> _Directions for this task_
Restate the data word for word and leave the images out.

> _Raw data_
* Begin *

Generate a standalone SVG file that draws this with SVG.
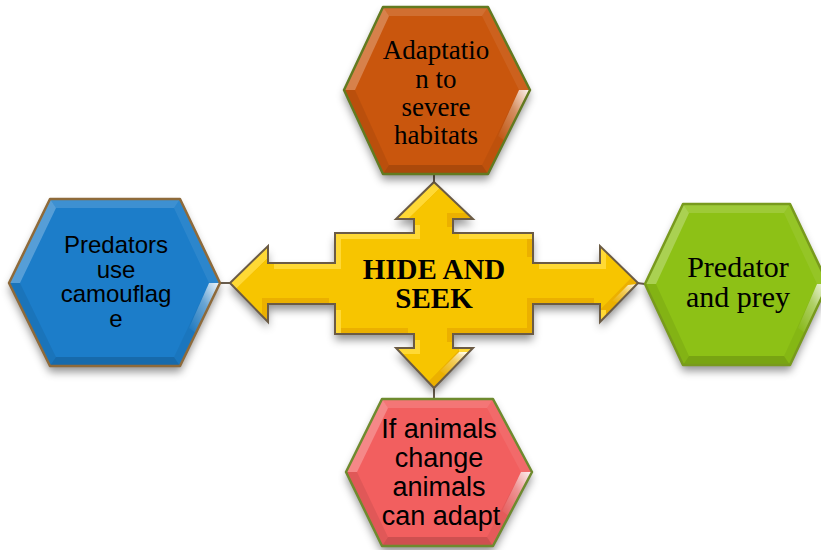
<svg xmlns="http://www.w3.org/2000/svg" xmlns:xlink="http://www.w3.org/1999/xlink" width="821" height="550" viewBox="0 0 821 550">
  <style>
    .serif { font-family: "Liberation Serif", "Times New Roman", serif; fill: #000; text-anchor: middle; }
    .sans { font-family: "Liberation Sans", Arial, sans-serif; fill: #000; text-anchor: middle; }
    .edge { fill: none; stroke-width: 2.5; stroke-linejoin: round; }
    .hi1 { fill: #fff; fill-opacity: 0.26; }
    .hi2 { fill: #fff; fill-opacity: 0.15; }
    .hi3 { fill: #fff; fill-opacity: 0.07; }
    .lo1 { fill: #000; fill-opacity: 0.05; }
    .lo2 { fill: #000; fill-opacity: 0.15; }
    .lo3 { fill: #000; fill-opacity: 0.07; }
    .glare { fill: url(#glare); }
    .link { stroke: #6a5e4e; stroke-width: 2; fill: none; }
  </style>
  <defs>
    <filter id="shadow" x="-20%" y="-20%" width="140%" height="150%">
      <feDropShadow dx="0" dy="6" stdDeviation="4" flood-color="#000" flood-opacity="0.42"/>
    </filter>
    <linearGradient id="glare" x1="1" y1="0" x2="0" y2="1">
      <stop offset="0" stop-color="#fff" stop-opacity="0.95"/>
      <stop offset="0.45" stop-color="#fff" stop-opacity="0.35"/>
      <stop offset="1" stop-color="#fff" stop-opacity="0"/>
    </linearGradient>
    <!-- four-way arrow hub -->
    <path id="cross" d="M434,182 L473,219 L453,219 L453,233 L533,233 L533,263 L600,263 L600,246 L638,283 L600,322 L600,304 L533,304 L533,334 L453,334 L453,348 L473,348 L434,388 L396,348 L414,348 L414,334 L335,334 L335,304 L268,304 L268,322 L230,283 L268,246 L268,263 L335,263 L335,233 L414,233 L414,219 L396,219 Z"/>
    <clipPath id="crossClip"><use xlink:href="#cross"/></clipPath>
    <clipPath id="crossInner"><use xlink:href="#cross" transform="translate(-6,-6)"/></clipPath>
  </defs>

  <!-- connectors between the hub arrows and the hexagons -->
  <g id="connectors">
    <line class="link" x1="434" y1="174" x2="434" y2="183"/>
    <line class="link" x1="220" y1="283" x2="231" y2="283"/>
    <line class="link" x1="637" y1="283" x2="645" y2="284"/>
    <line class="link" x1="434" y1="387" x2="434" y2="399"/>
  </g>

  <!-- hub -->
  <g id="hub">
    <use xlink:href="#cross" fill="#F6C400" filter="url(#shadow)"/>
    <g clip-path="url(#crossClip)">
      <rect x="220" y="170" width="430" height="230" fill="#FFD935"/>
      <use xlink:href="#cross" transform="translate(6,6)" fill="#EBB000"/>
      <g clip-path="url(#crossInner)">
        <use xlink:href="#cross" transform="translate(6,6)" fill="#F7C500"/>
      </g>
      <polygon points="637,284 619,303 612,301 628,285" class="glare"/>
      <polygon points="468,352 446,375 440,371 459,352" class="glare"/>
    </g>
    <use xlink:href="#cross" fill="none" stroke="#6b5b45" stroke-width="2" stroke-linejoin="miter"/>
    <text class="serif" x="434" y="279" font-size="29" font-weight="bold">HIDE AND</text>
    <text class="serif" x="434" y="308" font-size="29" font-weight="bold">SEEK</text>
  </g>

  <!-- top hexagon -->
  <g id="node-top">
    <polygon points="344,90 383,7 488,7 530,90 488,174 383,174" fill="#C9560C" filter="url(#shadow)"/>
    <polygon class="hi2" points="383,7 488,7 482,16 389,16"/>
    <polygon class="hi1" points="344,90 383,7 389,16 355,90"/>
    <polygon class="hi3" points="488,7 530,90 519,90 482,16"/>
    <polygon class="lo1" points="530,90 488,174 482,165 519,90"/>
    <polygon class="lo2" points="488,174 383,174 389,165 482,165"/>
    <polygon class="lo3" points="383,174 344,90 355,90 389,165"/>
    <polygon class="glare" points="530,90 505,141 498,136 519,90"/>
    <polygon class="edge" stroke="#627a20" points="344,90 383,7 488,7 530,90 488,174 383,174"/>
    <text class="serif" font-size="27" x="436" y="59">Adaptatio</text>
    <text class="serif" font-size="27" x="436" y="87.5">n to</text>
    <text class="serif" font-size="27" x="436" y="116">severe</text>
    <text class="serif" font-size="27" x="436" y="144">habitats</text>
  </g>

  <!-- left hexagon -->
  <g id="node-left">
    <polygon points="9,283 50,199 180,199 220,283 180,366 50,366" fill="#1F7DC9" filter="url(#shadow)"/>
    <polygon class="hi2" points="50,199 180,199 174,208 56,208"/>
    <polygon class="hi1" points="9,283 50,199 56,208 20,283"/>
    <polygon class="hi3" points="180,199 220,283 209,283 174,208"/>
    <polygon class="lo1" points="220,283 180,366 174,357 209,283"/>
    <polygon class="lo2" points="180,366 50,366 56,357 174,357"/>
    <polygon class="lo3" points="50,366 9,283 20,283 56,357"/>
    <polygon class="glare" points="220,283 196,333 189,328 209,283"/>
    <polygon class="edge" stroke="#8e6a3a" points="9,283 50,199 180,199 220,283 180,366 50,366"/>
    <text class="sans" font-size="24" x="116" y="253">Predators</text>
    <text class="sans" font-size="24" x="116" y="277.5">use</text>
    <text class="sans" font-size="24" x="116" y="302">camouflag</text>
    <text class="sans" font-size="24" x="116" y="326.5">e</text>
  </g>

  <!-- right hexagon -->
  <g id="node-right">
    <polygon points="645,284 683,204 790,204 828,284 790,365 683,365" fill="#8DC114" filter="url(#shadow)"/>
    <polygon class="hi2" points="683,204 790,204 784,213 689,213"/>
    <polygon class="hi1" points="645,284 683,204 689,213 656,284"/>
    <polygon class="hi3" points="790,204 828,284 817,284 784,213"/>
    <polygon class="lo1" points="828,284 790,365 784,356 817,284"/>
    <polygon class="lo2" points="790,365 683,365 689,356 784,356"/>
    <polygon class="lo3" points="683,365 645,284 656,284 689,356"/>
    <polygon class="glare" points="828,284 805,333 798,328 817,284"/>
    <polygon class="edge" stroke="#789a1c" points="645,284 683,204 790,204 828,284 790,365 683,365"/>
    <text class="serif" font-size="30" x="738" y="277">Predator</text>
    <text class="serif" font-size="30" x="738" y="307">and prey</text>
  </g>

  <!-- bottom hexagon -->
  <g id="node-bottom">
    <polygon points="346,472 382,399 493,399 532,472 493,546 382,546" fill="#F25E5E" filter="url(#shadow)"/>
    <polygon class="hi2" points="382,399 493,399 487,408 388,408"/>
    <polygon class="hi1" points="346,472 382,399 388,408 357,472"/>
    <polygon class="hi3" points="493,399 532,472 521,472 487,408"/>
    <polygon class="lo1" points="532,472 493,546 487,537 521,472"/>
    <polygon class="lo2" points="493,546 382,546 388,537 487,537"/>
    <polygon class="lo3" points="382,546 346,472 357,472 388,537"/>
    <polygon class="glare" points="532,472 509,516 502,511 521,472"/>
    <polygon class="edge" stroke="#6e8a2e" points="346,472 382,399 493,399 532,472 493,546 382,546"/>
    <text class="sans" font-size="27" x="439" y="438">If animals</text>
    <text class="sans" font-size="27" x="439" y="467">change</text>
    <text class="sans" font-size="27" x="439" y="496">animals</text>
    <text class="sans" font-size="27" x="441" y="525">can adapt</text>
  </g>
</svg>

* End *

> _Reply to the exercise_
Generate a standalone SVG file that draws this with SVG.
<svg xmlns="http://www.w3.org/2000/svg" xmlns:xlink="http://www.w3.org/1999/xlink" width="821" height="550" viewBox="0 0 821 550">
  <style>
    .serif { font-family: "Liberation Serif", "Times New Roman", serif; fill: #000; text-anchor: middle; }
    .sans { font-family: "Liberation Sans", Arial, sans-serif; fill: #000; text-anchor: middle; }
    .edge { fill: none; stroke-width: 2.5; stroke-linejoin: round; }
    .hi1 { fill: #fff; fill-opacity: 0.26; }
    .hi2 { fill: #fff; fill-opacity: 0.15; }
    .hi3 { fill: #fff; fill-opacity: 0.07; }
    .lo1 { fill: #000; fill-opacity: 0.05; }
    .lo2 { fill: #000; fill-opacity: 0.15; }
    .lo3 { fill: #000; fill-opacity: 0.07; }
    .glare { fill: url(#glare); }
    .link { stroke: #6a5e4e; stroke-width: 2; fill: none; }
  </style>
  <defs>
    <filter id="shadow" x="-20%" y="-20%" width="140%" height="150%">
      <feDropShadow dx="0" dy="6" stdDeviation="4" flood-color="#000" flood-opacity="0.42"/>
    </filter>
    <linearGradient id="glare" x1="1" y1="0" x2="0" y2="1">
      <stop offset="0" stop-color="#fff" stop-opacity="0.95"/>
      <stop offset="0.45" stop-color="#fff" stop-opacity="0.35"/>
      <stop offset="1" stop-color="#fff" stop-opacity="0"/>
    </linearGradient>
    <!-- four-way arrow hub -->
    <path id="cross" d="M434,182 L473,219 L453,219 L453,233 L533,233 L533,263 L600,263 L600,246 L638,283 L600,322 L600,304 L533,304 L533,334 L453,334 L453,348 L473,348 L434,388 L396,348 L414,348 L414,334 L335,334 L335,304 L268,304 L268,322 L230,283 L268,246 L268,263 L335,263 L335,233 L414,233 L414,219 L396,219 Z"/>
    <clipPath id="crossClip"><use xlink:href="#cross"/></clipPath>
    <clipPath id="crossInner"><use xlink:href="#cross" transform="translate(-6,-6)"/></clipPath>
  </defs>

  <!-- connectors between the hub arrows and the hexagons -->
  <g id="connectors">
    <line class="link" x1="434" y1="174" x2="434" y2="183"/>
    <line class="link" x1="220" y1="283" x2="231" y2="283"/>
    <line class="link" x1="637" y1="283" x2="645" y2="284"/>
    <line class="link" x1="434" y1="387" x2="434" y2="399"/>
  </g>

  <!-- hub -->
  <g id="hub">
    <use xlink:href="#cross" fill="#F6C400" filter="url(#shadow)"/>
    <g clip-path="url(#crossClip)">
      <rect x="220" y="170" width="430" height="230" fill="#FFD935"/>
      <use xlink:href="#cross" transform="translate(6,6)" fill="#EBB000"/>
      <g clip-path="url(#crossInner)">
        <use xlink:href="#cross" transform="translate(6,6)" fill="#F7C500"/>
      </g>
      <polygon points="637,284 619,303 612,301 628,285" class="glare"/>
      <polygon points="468,352 446,375 440,371 459,352" class="glare"/>
    </g>
    <use xlink:href="#cross" fill="none" stroke="#6b5b45" stroke-width="2" stroke-linejoin="miter"/>
    <text class="serif" x="434" y="279" font-size="29" font-weight="bold">HIDE AND</text>
    <text class="serif" x="434" y="308" font-size="29" font-weight="bold">SEEK</text>
  </g>

  <!-- top hexagon -->
  <g id="node-top">
    <polygon points="344,90 383,7 488,7 530,90 488,174 383,174" fill="#C9560C" filter="url(#shadow)"/>
    <polygon class="hi2" points="383,7 488,7 482,16 389,16"/>
    <polygon class="hi1" points="344,90 383,7 389,16 355,90"/>
    <polygon class="hi3" points="488,7 530,90 519,90 482,16"/>
    <polygon class="lo1" points="530,90 488,174 482,165 519,90"/>
    <polygon class="lo2" points="488,174 383,174 389,165 482,165"/>
    <polygon class="lo3" points="383,174 344,90 355,90 389,165"/>
    <polygon class="glare" points="530,90 505,141 498,136 519,90"/>
    <polygon class="edge" stroke="#627a20" points="344,90 383,7 488,7 530,90 488,174 383,174"/>
    <text class="serif" font-size="27" x="436" y="59">Adaptatio</text>
    <text class="serif" font-size="27" x="436" y="87.5">n to</text>
    <text class="serif" font-size="27" x="436" y="116">severe</text>
    <text class="serif" font-size="27" x="436" y="144">habitats</text>
  </g>

  <!-- left hexagon -->
  <g id="node-left">
    <polygon points="9,283 50,199 180,199 220,283 180,366 50,366" fill="#1F7DC9" filter="url(#shadow)"/>
    <polygon class="hi2" points="50,199 180,199 174,208 56,208"/>
    <polygon class="hi1" points="9,283 50,199 56,208 20,283"/>
    <polygon class="hi3" points="180,199 220,283 209,283 174,208"/>
    <polygon class="lo1" points="220,283 180,366 174,357 209,283"/>
    <polygon class="lo2" points="180,366 50,366 56,357 174,357"/>
    <polygon class="lo3" points="50,366 9,283 20,283 56,357"/>
    <polygon class="glare" points="220,283 196,333 189,328 209,283"/>
    <polygon class="edge" stroke="#8e6a3a" points="9,283 50,199 180,199 220,283 180,366 50,366"/>
    <text class="sans" font-size="24" x="116" y="253">Predators</text>
    <text class="sans" font-size="24" x="116" y="277.5">use</text>
    <text class="sans" font-size="24" x="116" y="302">camouflag</text>
    <text class="sans" font-size="24" x="116" y="326.5">e</text>
  </g>

  <!-- right hexagon -->
  <g id="node-right">
    <polygon points="645,284 683,204 790,204 828,284 790,365 683,365" fill="#8DC114" filter="url(#shadow)"/>
    <polygon class="hi2" points="683,204 790,204 784,213 689,213"/>
    <polygon class="hi1" points="645,284 683,204 689,213 656,284"/>
    <polygon class="hi3" points="790,204 828,284 817,284 784,213"/>
    <polygon class="lo1" points="828,284 790,365 784,356 817,284"/>
    <polygon class="lo2" points="790,365 683,365 689,356 784,356"/>
    <polygon class="lo3" points="683,365 645,284 656,284 689,356"/>
    <polygon class="glare" points="828,284 805,333 798,328 817,284"/>
    <polygon class="edge" stroke="#789a1c" points="645,284 683,204 790,204 828,284 790,365 683,365"/>
    <text class="serif" font-size="30" x="738" y="277">Predator</text>
    <text class="serif" font-size="30" x="738" y="307">and prey</text>
  </g>

  <!-- bottom hexagon -->
  <g id="node-bottom">
    <polygon points="346,472 382,399 493,399 532,472 493,546 382,546" fill="#F25E5E" filter="url(#shadow)"/>
    <polygon class="hi2" points="382,399 493,399 487,408 388,408"/>
    <polygon class="hi1" points="346,472 382,399 388,408 357,472"/>
    <polygon class="hi3" points="493,399 532,472 521,472 487,408"/>
    <polygon class="lo1" points="532,472 493,546 487,537 521,472"/>
    <polygon class="lo2" points="493,546 382,546 388,537 487,537"/>
    <polygon class="lo3" points="382,546 346,472 357,472 388,537"/>
    <polygon class="glare" points="532,472 509,516 502,511 521,472"/>
    <polygon class="edge" stroke="#6e8a2e" points="346,472 382,399 493,399 532,472 493,546 382,546"/>
    <text class="sans" font-size="27" x="439" y="438">If animals</text>
    <text class="sans" font-size="27" x="439" y="467">change</text>
    <text class="sans" font-size="27" x="439" y="496">animals</text>
    <text class="sans" font-size="27" x="441" y="525">can adapt</text>
  </g>
</svg>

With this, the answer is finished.